3. That the learned CIT(A) has further erred in 'enhancing' the income of the ass ssee company of Rs.2,69,66,400/. The aforesaid addition made and enhanced by the CIT(A) is without jurisdiction and is otherwise too untenable. The CIT(A) has overlooked the submissions of the assessee when making the aforesaid addition.

4 The CIT(A) in fact, without even appreciating that the learned A.O. has neither dealt the issue in the order of assessment nor even was the subject matter of appeal before him could not have any valid justification to enhance the addition since he had no jurisdiction to enhance the income which was neither the subject matter of appeal or even of assessment.

4.1 That the learned CIT(A) went into an error of law when he held that said sum was not new source of income.

5. That, even otherwise the learned CIT(A) has erred in enhancing the income by the aforesaid sum of Rs.2,69,66,400/-, as the expenditure was allowable a business expenditure for the instant assessment year.

6. That the learned CIT(A) has erred in initiating proceedings u/s 271 (1 )(c) of the Act in respect of the aforesaid sum even after recording that the assessee had made wrong claim despite the fact otherwise too, no penalty was leviable, the initiation of proceedings is thus beyond jurisdiction.

7. That the learned CIT (A) has erred in upholding the levy of interest u/s 234B and 234D of the Act as no interest was leviable on the assessee.

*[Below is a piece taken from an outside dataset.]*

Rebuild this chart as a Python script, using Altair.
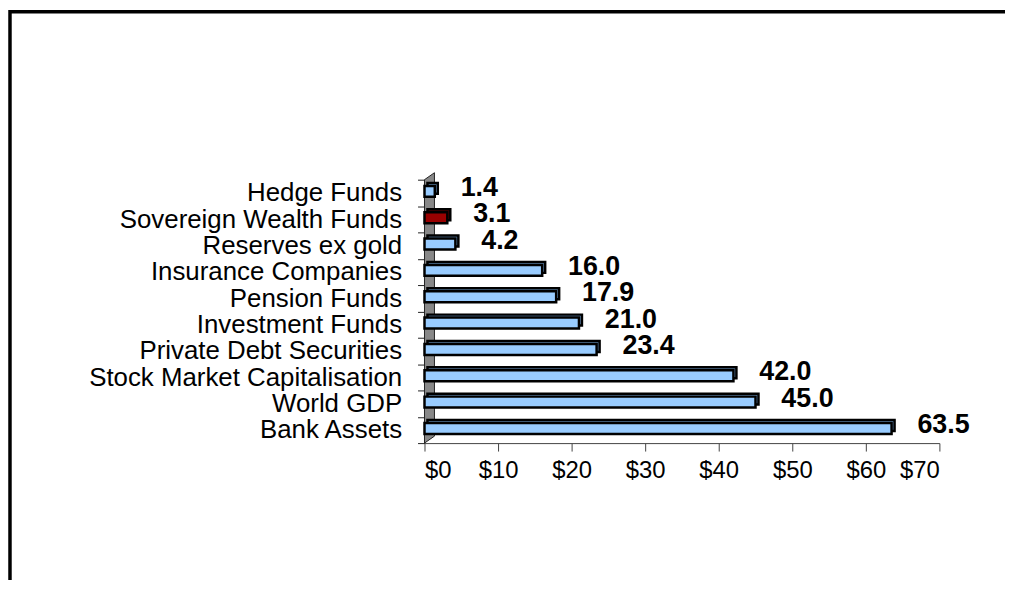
import altair as alt
import pandas as pd

categories = ["Hedge Funds", "Sovereign Wealth Funds", "Reserves ex gold",
              "Insurance Companies", "Pension Funds", "Investment Funds",
              "Private Debt Securities", "Stock Market Capitalisation",
              "World GDP", "Bank Assets"]
values = [1.4, 3.1, 4.2, 16.0, 17.9, 21.0, 23.4, 42.0, 45.0, 63.5]
highlight = ["Sovereign Wealth Funds"]
x_ticks = [0, 10, 20, 30, 40, 50, 60, 70]

df = pd.DataFrame({"category": categories, "value": values})
df["label"] = [f"{v:.1f}" for v in values]
df["kind"] = ["swf" if c in highlight else "other" for c in categories]

W, H = 518, 265
FONT = "Liberation Sans"

yenc = alt.Y("category:N", sort=categories,
             scale=alt.Scale(paddingInner=0, paddingOuter=0),
             axis=alt.Axis(title=None, labelFont=FONT, labelFontSize=26,
                           labelColor="black", labelPadding=16, tickSize=7,
                           tickBand="extent", tickColor="#222", tickWidth=1,
                           domain=False, labelLimit=600))
xenc = alt.X("value:Q", scale=alt.Scale(domain=[0, 70], nice=False),
             axis=alt.Axis(title=None, values=x_ticks,
                           labelExpr="'$' + datum.value", labelFont=FONT,
                           labelFontSize=24, labelColor="black", tickSize=8,
                           tickColor="#444", domainColor="#444", grid=False,
                           labelPadding=8))

base = alt.Chart(df)

frame = alt.Chart(pd.DataFrame({"a": [0]})).mark_rect(
    fill="transparent", stroke="black", strokeWidth=3.5, clip=False
).encode(x=alt.value(-417), x2=alt.value(W + 400),
         y=alt.value(-169), y2=alt.value(H + 400))

wall_path = "M-0.0368,-0.9485 L0.0368,-1 L0.0368,0.9485 L-0.0368,1 Z"
wall = alt.Chart(pd.DataFrame({"a": [0]})).mark_point(
    shape=wall_path, size=73984, filled=True, fill="#888888", opacity=1,
    stroke="#222", strokeWidth=1
).encode(x=alt.value(5), y=alt.value(129))

back = base.mark_bar(size=11, stroke="black", strokeWidth=2.5,
                     xOffset=3, yOffset=-4.5).encode(
    x=xenc, y=yenc,
    fill=alt.condition(alt.datum.kind == "swf", alt.value("#600000"),
                       alt.value("#6F9FCF")))

front = base.mark_bar(size=11, stroke="black", strokeWidth=2.5,
                      yOffset=-1.5).encode(
    x="value:Q", y=alt.Y("category:N", sort=categories),
    fill=alt.condition(alt.datum.kind == "swf", alt.value("#990000"),
                       alt.value("#99CCFF")))

labels = base.mark_text(align="left", baseline="middle", dx=26, dy=-5,
                        font=FONT, fontSize=27, fontWeight="bold",
                        color="black").encode(
    x="value:Q", y=alt.Y("category:N", sort=categories), text="label:N")

chart = alt.layer(frame, wall, back, front, labels).properties(
    width=W, height=H,
    autosize=alt.AutoSizeParams(type="none"),
    padding={"left": 419, "top": 171, "right": 66, "bottom": 136},
    background="white",
).configure_view(stroke=None)

chart.save("out.html", embed_options={"renderer": "svg", "actions": False})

It is thus prayed that the addition made by the AO and sustained by the CIT (A) of sum aggregating to Rs.32,58,554/- and the enhancement of income made by the CIT Appeals of Rs.2,69,66,400/- be directed to be deleted.”

3. Appellant, DCIT, Central Circle 20, New Delhi (hereinafter referred to as the ‘Revenue’) by filing the present appeal sought to set aside the impugned order dated 27 03 2014 passed by the Commissioner of Income - tax (Appeals)-XXXI, New Delhi qua the assessment year 2009-10 on the grounds inter alia that :-

“1. The order of the Ld. CIT (A) is not correct in law and facts.

2. On the facts and circumstances of the case, the Ltd. CIT(A) has erred in deleting the addition of Rs.64,0,84.000/- made by the AO by disallowing interest paid on loans debited in Profit and Loss Account.

3. On the facts and circumstances of the case. the Ltd. CIT(A) has erred in deleting the addition of Rs.19,89,044/- on account of disallowance of Advertisement & Publicity expenses.

4. On the facts and circumstances of the case, the Ltd. CIT(A) has erred in deleting the addition of Rs.1,44,87,193/- on account of disallowance of Advertisement & Publicity expenses.

5. On the facts and circumstances of the case. the Ltd. CIT(A) has erred in deleting the addition of Rs.94,31,332/- on account of disallowance of Advertisement & Publicity expenses.

6. On the facts and circumstances of the case. the Ltd. CIT(A) has erred in deleting the addition of Rs. 4,11,814/- on account of un-verifiable sundry creditors.